Plan ahead to optimize your supply chain services

If the initial part of the pandemic was a coughing fit, then for supply chain services, now is the time when America is clearing its throat.

“Everything was shut down, then unavailable and then restricted due to the pandemic. Now we’re trying to come out of it,” said Rob Falivene, vice president of supply chain services at Baylor College of Medicine. “It’s going to take longer than people think because of continuing shortages, inflation, negative economic factors and regulation.”

Rob Falivene

Rob Falivene

The global supply chain is congested during the holiday shopping season every year, Falivene said. However, the continued effects of COVID-19 with labor shortages, inflated prices and low inventories, will make finding everyday materials and products even more difficult in the next several months, including for the Baylor community.

In late October, Falivene sent a notice to faculty and staff to assess their material needs and place their orders early. Delays should be expected, as well as some items being out-of-stock before the end of the year. All healthcare institutions, in the Texas Medical Center and beyond, will be dealing with supply shortages for at least six months, Falivene said.

Personal protective equipment (PPE), research materials, lab equipment and testing supplies are the most critical to order early, he added. After those supplies, tech products are considered the scarcest, including hardware, software and telecom items.

In early November, materials management sent a similar advisory about perishable product orders. BCM’s shipping and receiving group cannot store a large volume of product, so deliveries must be forwarded to the departments and accepted within 24 hours to avoid spoilage.

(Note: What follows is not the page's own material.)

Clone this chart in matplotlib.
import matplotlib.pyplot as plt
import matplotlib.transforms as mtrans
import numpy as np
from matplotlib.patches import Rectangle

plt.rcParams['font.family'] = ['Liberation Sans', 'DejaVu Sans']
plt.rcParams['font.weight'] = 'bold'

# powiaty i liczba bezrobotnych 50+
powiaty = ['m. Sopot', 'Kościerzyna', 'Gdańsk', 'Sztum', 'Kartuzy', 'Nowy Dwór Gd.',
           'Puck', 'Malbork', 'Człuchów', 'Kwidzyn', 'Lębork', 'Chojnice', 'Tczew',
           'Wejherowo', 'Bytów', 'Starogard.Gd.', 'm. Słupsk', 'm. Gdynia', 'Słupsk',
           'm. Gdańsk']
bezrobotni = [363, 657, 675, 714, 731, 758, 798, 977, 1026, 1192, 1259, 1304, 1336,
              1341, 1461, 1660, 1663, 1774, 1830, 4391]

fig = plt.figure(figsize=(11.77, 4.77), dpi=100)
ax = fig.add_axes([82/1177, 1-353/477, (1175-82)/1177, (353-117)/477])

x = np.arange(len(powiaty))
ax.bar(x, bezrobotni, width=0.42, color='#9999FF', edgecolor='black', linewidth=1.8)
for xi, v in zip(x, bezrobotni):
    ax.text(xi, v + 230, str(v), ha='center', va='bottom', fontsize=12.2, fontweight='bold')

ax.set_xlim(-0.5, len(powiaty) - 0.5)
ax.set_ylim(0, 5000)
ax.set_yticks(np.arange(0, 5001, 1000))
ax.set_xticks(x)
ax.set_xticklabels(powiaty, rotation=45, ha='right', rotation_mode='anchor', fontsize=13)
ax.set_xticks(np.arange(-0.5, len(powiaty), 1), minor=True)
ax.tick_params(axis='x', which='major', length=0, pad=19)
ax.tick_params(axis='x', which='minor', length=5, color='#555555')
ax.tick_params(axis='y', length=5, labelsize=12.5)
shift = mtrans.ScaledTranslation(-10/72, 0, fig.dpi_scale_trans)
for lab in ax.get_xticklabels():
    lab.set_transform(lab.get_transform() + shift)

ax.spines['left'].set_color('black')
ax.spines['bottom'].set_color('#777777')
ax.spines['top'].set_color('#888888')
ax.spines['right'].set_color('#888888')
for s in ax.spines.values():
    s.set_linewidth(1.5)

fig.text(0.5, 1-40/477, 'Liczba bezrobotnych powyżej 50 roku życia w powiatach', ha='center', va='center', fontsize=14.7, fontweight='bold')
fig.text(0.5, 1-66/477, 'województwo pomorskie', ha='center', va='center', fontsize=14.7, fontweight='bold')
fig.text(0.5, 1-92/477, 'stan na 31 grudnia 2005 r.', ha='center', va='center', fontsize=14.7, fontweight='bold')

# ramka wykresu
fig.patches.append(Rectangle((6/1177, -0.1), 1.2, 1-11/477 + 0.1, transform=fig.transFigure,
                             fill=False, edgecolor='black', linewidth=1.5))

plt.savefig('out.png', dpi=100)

“The pandemic caused availability shortages because manufacturers were not able to keep up with orders; we ran out of all the stock, all the inventory worldwide,” Falivene said. “Now almost two years into it, there are availability shortages as the rest of the supply side cranks back up to manufacture and replenish what we use every single day.”

One of the biggest hurdles in supply chain now is the “log-jam” of cargo ships at ports on the west coast, Falivene said. A full cargo ship can take between five and eight days to unload. In November, there were more than 40 ships anchored off the west coast that need to be unloaded.

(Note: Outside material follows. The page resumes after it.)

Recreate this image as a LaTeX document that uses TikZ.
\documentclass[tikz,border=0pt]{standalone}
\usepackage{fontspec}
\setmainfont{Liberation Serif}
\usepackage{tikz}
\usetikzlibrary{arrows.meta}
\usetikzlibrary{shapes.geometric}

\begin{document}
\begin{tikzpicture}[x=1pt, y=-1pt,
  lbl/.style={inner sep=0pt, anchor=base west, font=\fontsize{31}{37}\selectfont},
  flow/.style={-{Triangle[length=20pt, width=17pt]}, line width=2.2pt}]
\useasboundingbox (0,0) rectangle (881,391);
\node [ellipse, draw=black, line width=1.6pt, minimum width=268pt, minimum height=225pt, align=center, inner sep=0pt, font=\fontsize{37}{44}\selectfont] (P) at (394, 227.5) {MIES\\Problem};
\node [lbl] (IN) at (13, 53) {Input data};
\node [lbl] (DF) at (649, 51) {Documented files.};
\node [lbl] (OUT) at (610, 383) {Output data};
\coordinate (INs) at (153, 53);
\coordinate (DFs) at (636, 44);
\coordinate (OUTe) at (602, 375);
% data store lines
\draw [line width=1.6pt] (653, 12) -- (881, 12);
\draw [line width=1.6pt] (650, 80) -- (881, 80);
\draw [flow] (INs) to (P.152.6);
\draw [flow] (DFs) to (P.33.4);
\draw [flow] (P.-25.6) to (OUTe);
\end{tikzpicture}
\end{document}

Due to this slowdown at various ports, supplies will be constrained for at least another six months, Falivene expects.

In April 2020, Falivene started as a consultant at Baylor to address challenges in supply chain and to ease the procurement of necessary materials needed to battle rising COVID cases.

Four months later, he was hired full-time to take on the task of building Baylor’s supply chain capability from the ground up. Falivene brings three decades of operations, supply chain and procurement experience to the College.

“Before the pandemic and the establishment of our Incident Command Center (ICC), procurement of critical supplies and PPE was fragmented across the College in every department,” Falivene said. “What the College needed to survive (the pandemic) was a strategic sourcing effort, supply chain planning, inventory management, distribution, order management and fulfillment.”

In short, a whole new supply chain services capability, Falivene said. Supply chain services (SCS) was created in August 2020 as a result of new partnerships and coordination across the College and input from the ICC.

SCS is a part of the College’s business operations group and is made up of procurement, accounts payable, contracts and compliance, materials management and business support services. The department engages with faculty, staff, affiliates and partners across the College, the medical center and Houston.

Falivene invites all faculty and staff to engage with his teams to create a strong connection and partnership to optimize supply chain capabilities.

“Everything is going to become more constrained and expensive as we work through these impacts from COVID,” he said. “These are worldwide problems that make their way through our supply chain and the College will continue to see impacts.”